There are 3*4^4 total suit perms for the rank combos, and of those, 3 + 1+4 result in flushes (3 possible suits for a monotone board, 2 possible suits for a 4-flush board, 1 or 4 possibilities for which rank is the oddball suit depending on which suit the flush is). So the number of valid suit perms is 3(4^4) - 8 = 760
760 * 642 / C(50,5) = 23.03%
Edit #3 -- arghh, above I said 3 + 1+4 but it should be 3 + 2+3*4. There are 3 possible suits for the monotone board, 2 possible suits for the 4-flush board, 2 possibilities for the oddball suit if it's the hero's rank, 3 possibilities for the oddball suit if it's not hero's rank, and 4 possibilities for which rank is the oddball suit if not hero's rank. So the 760 should instead be 751.
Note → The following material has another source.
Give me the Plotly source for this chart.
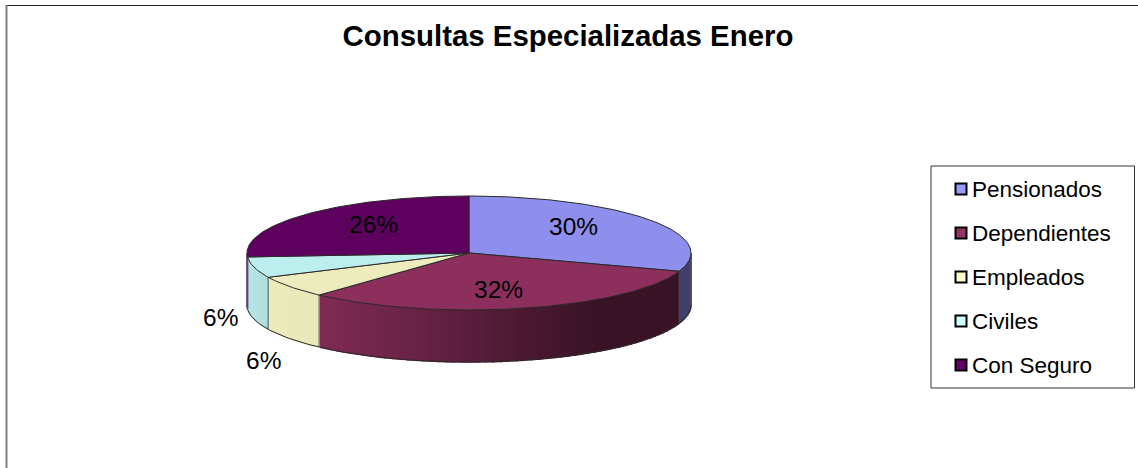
import math
import plotly.graph_objects as go

categories = ["Pensionados", "Dependientes", "Empleados", "Civiles", "Con Seguro"]
shares = [30.2, 31.6, 6.2, 5.9, 26.1]
legend_colors = ["#9999FF", "#993366", "#FFFFCC", "#CCFFFF", "#660066"]
top_colors = ["#8E8EEC", "#8C2F5D", "#ECECBD", "#BDEEEE", "#5E005E"]

# layout constants (pixels of the 1138x468 window)
W, H = 1138, 468
CX, CY, RX, RY, DEPTH = 469, 253, 222, 57, 52
LABEL_POS = [(573, 226), (498, 289), (263, 360), (220, 317), (373, 224)]
KEY_X, KEY_TEXT_X, KEY_Y0, KEY_DY = 961, 972, 189, 44
# side shade: (shade at left end, shade at right end, x at which the right shade is reached)
SIDE_SHADE = [(0.42, 0.42, 680), (0.84, 0.38, 590), (0.92, 0.91, 319), (0.90, 0.86, 268), (0.80, 0.80, 250)]
EDGE = "#2a2a2a"


def pt(theta, dz=0):
    r = math.radians(theta)
    return CX + RX * math.sin(r), CY - RY * math.cos(r) + dz


def arc(a, b, n, dz=0):
    n = max(n, 1)
    return [pt(a + (b - a) * i / n, dz) for i in range(n + 1)]


def shade(hex_c, f):
    v = [int(hex_c[i:i + 2], 16) for i in (1, 3, 5)]
    return "rgb(%d,%d,%d)" % tuple(round(c * f) for c in v)


fig = go.Figure()


def poly(points, fill=None, line=None, width=1):
    xs = [p[0] for p in points]
    ys = [p[1] for p in points]
    fig.add_trace(go.Scatter(
        x=xs, y=ys, mode="lines", fill="toself" if fill else "none",
        fillcolor=fill, line=dict(color=line or fill, width=width),
        showlegend=False, hoverinfo="skip"))


total = sum(shares)
bounds = [0]
for v in shares:
    bounds.append(bounds[-1] + v / total * 360)

# side walls (only the front half, 90..270 degrees, is visible)
for i, c in enumerate(legend_colors):
    a, b = max(bounds[i], 90), min(bounds[i + 1], 270)
    if a >= b:
        continue
    n = max(int((b - a) / 2), 1)
    l, r, xr = SIDE_SHADE[i]
    xl = min(pt(a)[0], pt(b)[0])
    for k in range(n):
        t0 = a + (b - a) * k / n
        t1 = a + (b - a) * (k + 1) / n
        xm = (pt(t0)[0] + pt(t1)[0]) / 2
        u = min(max((xm - xl) / max(xr - xl, 1), 0), 1)
        col = shade(c, l + (r - l) * u)
        poly([pt(t0), pt(t1), pt(t1, DEPTH), pt(t0, DEPTH), pt(t0)], fill=col, line=col, width=1.5)

# side edges
poly(arc(90, 270, 120, DEPTH), line=EDGE)
poly([pt(90), pt(90, DEPTH)], line="#555555")
poly([pt(270), pt(270, DEPTH)], line="#777777")
for t in bounds:
    if 90 < t < 270:
        poly([pt(t), pt(t, DEPTH)], line="#555555")

# top faces
for i, c in enumerate(top_colors):
    a, b = bounds[i], bounds[i + 1]
    poly([(CX, CY)] + arc(a, b, int(b - a) + 2) + [(CX, CY)], fill=c, line=EDGE)

# percentage labels
for v, (lx, ly) in zip(shares, LABEL_POS):
    fig.add_annotation(x=lx, y=ly, text=f"{round(v)}%", showarrow=False, xanchor="center", yanchor="middle",
                       font=dict(family="Liberation Sans", size=24.5, color="#000000"))

# key
for i, (name, c) in enumerate(zip(categories, legend_colors)):
    y = KEY_Y0 + i * KEY_DY
    fig.add_trace(go.Scatter(
        x=[KEY_X], y=[y], mode="markers", name=name, showlegend=False, cliponaxis=False,
        marker=dict(symbol="square", size=11, color=c, line=dict(color="#000000", width=2))))
    fig.add_annotation(x=KEY_TEXT_X, y=y, text=name, showarrow=False, xanchor="left", yanchor="middle",
                       xshift=-2, font=dict(family="Liberation Sans", size=22.5, color="#000000"))

# chart frame and key box
fig.add_shape(type="line", x0=6, x1=W, y0=5.5, y1=5.5, line=dict(color="#222222", width=1), layer="below")
fig.add_shape(type="line", x0=6.5, x1=6.5, y0=5, y1=H, line=dict(color="#808080", width=2), layer="below")
fig.add_shape(type="rect", x0=931, x1=1134.5, y0=166, y1=388, line=dict(color="#333333", width=1),
              fillcolor="#FFFFFF", layer="below")

fig.update_layout(
    width=W, height=H, autosize=False,
    margin=dict(l=0, r=0, t=0, b=0),
    paper_bgcolor="#FFFFFF", plot_bgcolor="#FFFFFF",
    showlegend=False,
    xaxis=dict(range=[0, W], visible=False, fixedrange=True),
    yaxis=dict(range=[H, 0], visible=False, fixedrange=True),
    title=dict(text="<b>Consultas Especializadas Enero</b>", x=568 / W,
               y=1 - 36 / H, xanchor="center", yanchor="middle",
               font=dict(family="Liberation Sans", size=29.4, color="#000000")),
)

fig.write_html("out.html", config={"displayModeBar": False},
               post_script="document.documentElement.style.overflow='hidden';document.body.style.margin='0';")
751 * 642 / C(50,5) = 22.76%
At least for now...
I'm not quite sure if I follow on why you did C(2,1) for the 3oak calculation. Does the C(2,1) represent matching one of the two cards dealt in the beginning? Otherwise if i'm calculating the probability for only the community card which already takes account of the situation, I'm not sure if that C(2,1) is necessary.
Let me know,
Thanks.
Quote: PeeMcGee50!/45! or P(50,5) can work for the denominator if you are assuming order matters for the numerator as well (which I didn’t). So, in your OP when you have the numerator as (6*44*40*36*32) you have to consider that the matching card can be in any of the five “slots”. Therefore, you would have to do…
5*6*44*40*36*32 / P(50,5)
= 5 * 0.0478
= 0.239
For exactly 3oak (with the three other community cards all different ranks)
= C(2,1)*C(3,2)*C(11,3)*C(4,1)3 / C(50,5)
= 0.0299
You just have to be careful what assumptions you are making…which has the largest influence on difficultly of the calculations in my opinion.
I just replied without quoting you, let me know when you see it.
Notice that you can't skip the C(2,1) part and just say C(6,2), because that would count two-pairs. C(2,1)*C(3,2) = 6 = C(6,2)-9, which makes sense because there are C(3,1)^2 = 9 two-pairs.